Paddy’s Market ditunjang oleh sarana transportasi publik, seperti jalur kereta api dan bus. Dari stasiun kereta api Central Train Station dan Town Hall Station, misalnya, pengunjung dapat berjalan kaki ke Market City dalam waktu 5-10 menit.

Pengunjung juga bisa memanfaatkan sarana monorel dan lightrail, yang melintasi kawasan Market City. Adapun penumpang bus bisa berhenti di pemberhentian bus George Street dan berjalan kaki ke kawasan Market City.

Meski demikian, pasar tradisional itu tetap memiliki keterbatasan. Pada hari-hari biasa, Paddy’s Market hanya buka dari pukul 09.00 sampai sekitar pukul 17.00, sementara supermarket buka sampai pukul 20.00.

Dipertahankan

Cikal bakal Paddy’s Market muncul pada era 1830-an. Ketika itu, kawasan Hay diarahkan menjadi kawasan perdagangan hasil pertanian, peternakan, barang bekas, kerajinan, dan kain.

Sebutan Paddy’s untuk kawasan itu diperkirakan muncul pada akhir tahun 1870-an, diduga mengadopsi nama pasar di Liverpool, Inggris.

Pada akhir era 1960-an, rencana relokasi Paddy’s Market dari kawasan Haymarket ke Flemington menuai perdebatan sengit di parlemen. Partai buruh oposisi ketika itu bersikukuh bahwa keberlangsungan Paddy’s, yang sudah menjadi ciri khas Sydney, harus dijamin.
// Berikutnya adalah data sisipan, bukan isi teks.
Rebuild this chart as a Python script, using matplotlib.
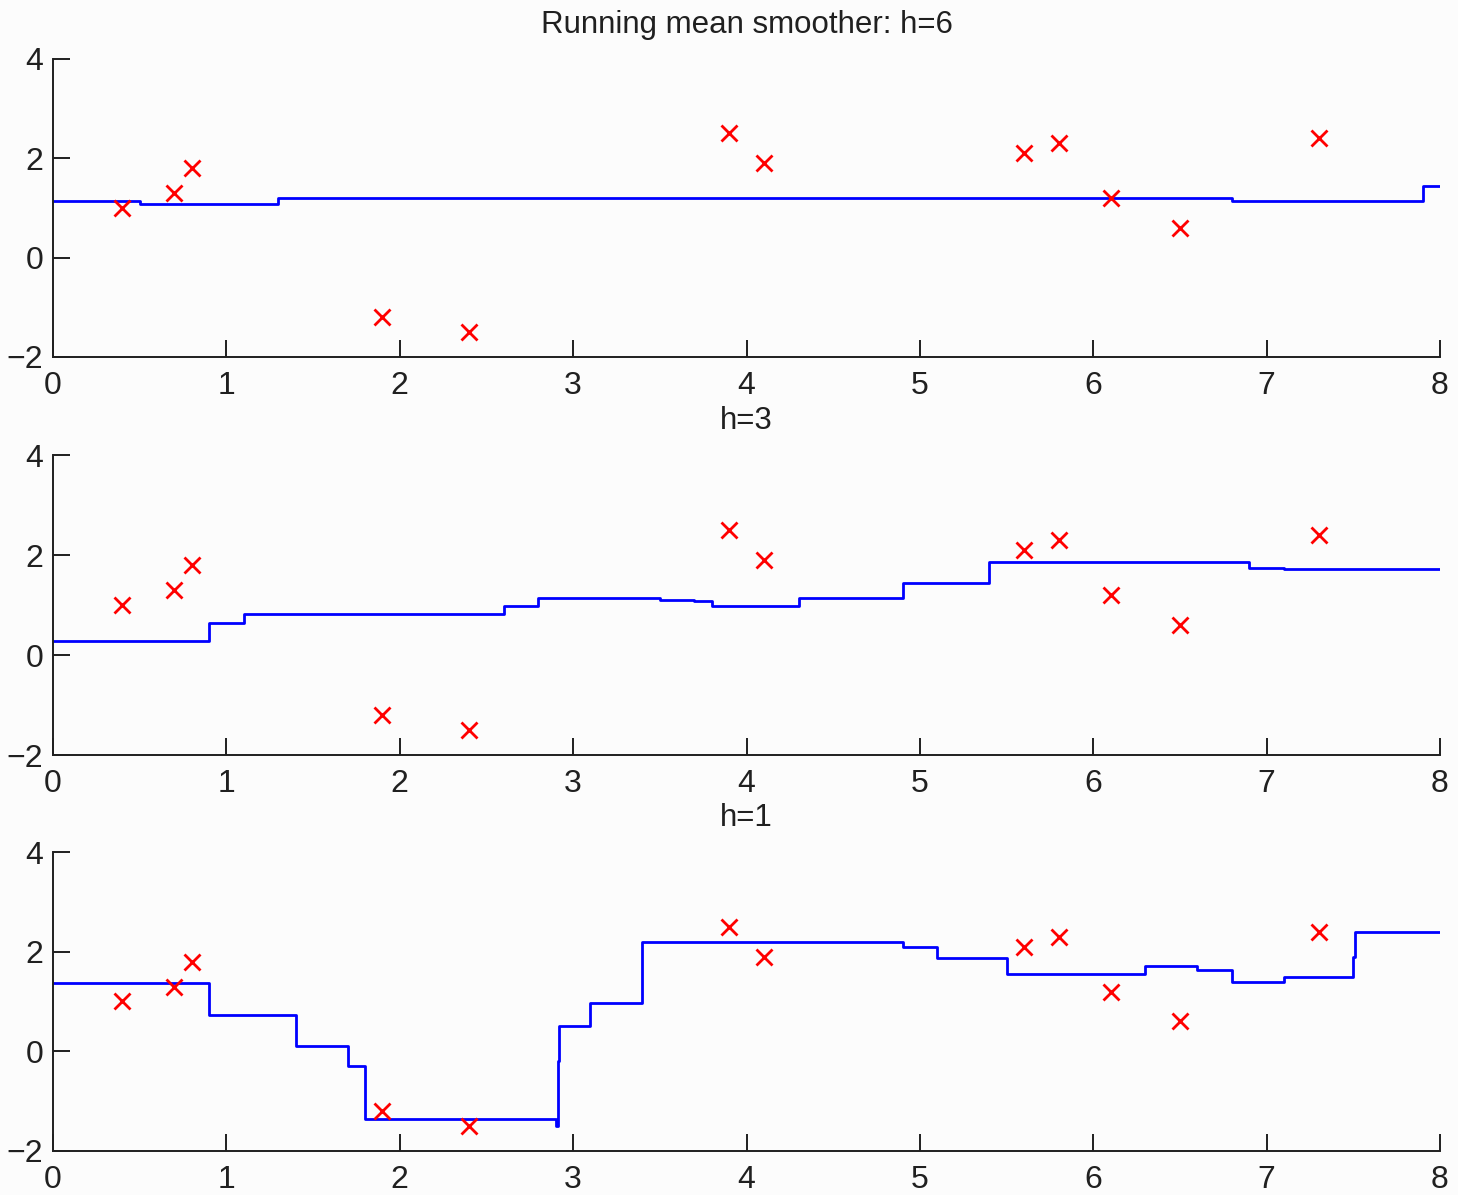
import matplotlib
matplotlib.use("Agg")
import matplotlib.pyplot as plt

plt.rcParams["font.family"] = ["Liberation Sans", "DejaVu Sans"]

# observed points
x_obs = [0.4, 0.7, 0.8, 1.9, 2.4, 3.9, 4.1, 5.6, 5.8, 6.1, 6.5, 7.3]
y_obs = [1.0, 1.3, 1.8, -1.2, -1.5, 2.5, 1.9, 2.1, 2.3, 1.2, 0.6, 2.4]

# smoother output as step edges / levels for each bandwidth
edges_h6 = [0.0, 0.5, 1.3, 6.8, 7.9]
level_h6 = [1.14, 1.09, 1.20, 1.14, 1.44]

edges_h3 = [0.0, 0.9, 1.1, 2.6, 2.8, 3.5, 3.7, 3.8, 4.3, 4.9, 5.4, 6.9, 7.1]
level_h3 = [0.28, 0.65, 0.83, 0.99, 1.14, 1.10, 1.08, 0.99, 1.14, 1.44, 1.86, 1.75, 1.72]

edges_h1 = [0.0, 0.9, 1.4, 1.7, 1.8, 2.9, 2.91, 2.92, 3.1, 3.4, 4.9, 5.1, 5.5,
            6.3, 6.6, 6.8, 7.1, 7.5, 7.51]
level_h1 = [1.37, 0.73, 0.10, -0.30, -1.35, -1.50, -0.20, 0.50, 0.97, 2.20, 2.10,
            1.87, 1.55, 1.72, 1.63, 1.40, 1.50, 1.90, 2.40]

x_end = 8.0
titles = ["Running mean smoother: h=6", "h=3", "h=1"]
panels = [(edges_h6, level_h6), (edges_h3, level_h3), (edges_h1, level_h1)]

W, H = 1458, 1195
fig = plt.figure(figsize=(W / 100, H / 100), dpi=100, facecolor="#fcfcfc")

# axes boxes in pixels: (top, bottom)
rows = [(59, 357), (455, 755), (852, 1151)]
left, right = 53, 1440

for (top, bot), (edges, levels), title in zip(rows, panels, titles):
    ax = fig.add_axes([left / W, 1 - bot / H, (right - left) / W, (bot - top) / H])
    ax.set_facecolor("#fcfcfc")
    ax.step(edges + [x_end], levels + [levels[-1]], where="post",
            color="#0000ff", lw=2.0)
    ax.plot(x_obs, y_obs, "x", color="#ff0000", ms=11, mew=2.0)
    ax.set_xlim(0, 8)
    ax.set_ylim(-2, 4)
    ax.set_xticks(range(0, 9))
    ax.set_yticks([-2, 0, 2, 4])
    for s in ["top", "right"]:
        ax.spines[s].set_visible(False)
    for s in ["left", "bottom"]:
        ax.spines[s].set_color("#202020")
        ax.spines[s].set_linewidth(1.4)
    ax.tick_params(direction="in", length=12, width=1.4, color="#202020",
                   labelsize=23, labelcolor="#202020")
    ax.tick_params(axis="x", pad=10)
    ax.tick_params(axis="y", pad=7)
    ax.set_title(title, fontsize=22.5, pad=19, color="#202020")

fig.savefig("out.png", dpi=100, facecolor=fig.get_facecolor())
Dalam perkembangannya, Paddy’s kini menempati dua lokasi, di Haymarket dan Flemington. Keseriusan pengembangan pasar tradisional, yang ditunjang dengan penguatan akses transportasi di Sidney, terbukti membuat Paddy’s Market mampu bertahan ratusan tahun, bahkan tumbuh menjadi ikon kota Sidney.

Tidak ada yang salah dengan tumbuhnya pasar modern sebagai bagian dari tuntutan zaman. Namun, hanya kesungguhan dan regulasi yang bisa membuat pasar tradisional tidak tergerus dan lapuk dimakan zaman.

Maka, keberadaan pasar modern tidak perlu menggilas pasar tradisional. Sebaliknya pasar tradisional bisa tumbuh dan menyaingi pasar modern. Pertanyaannya, siapkah Indonesia memulai itu?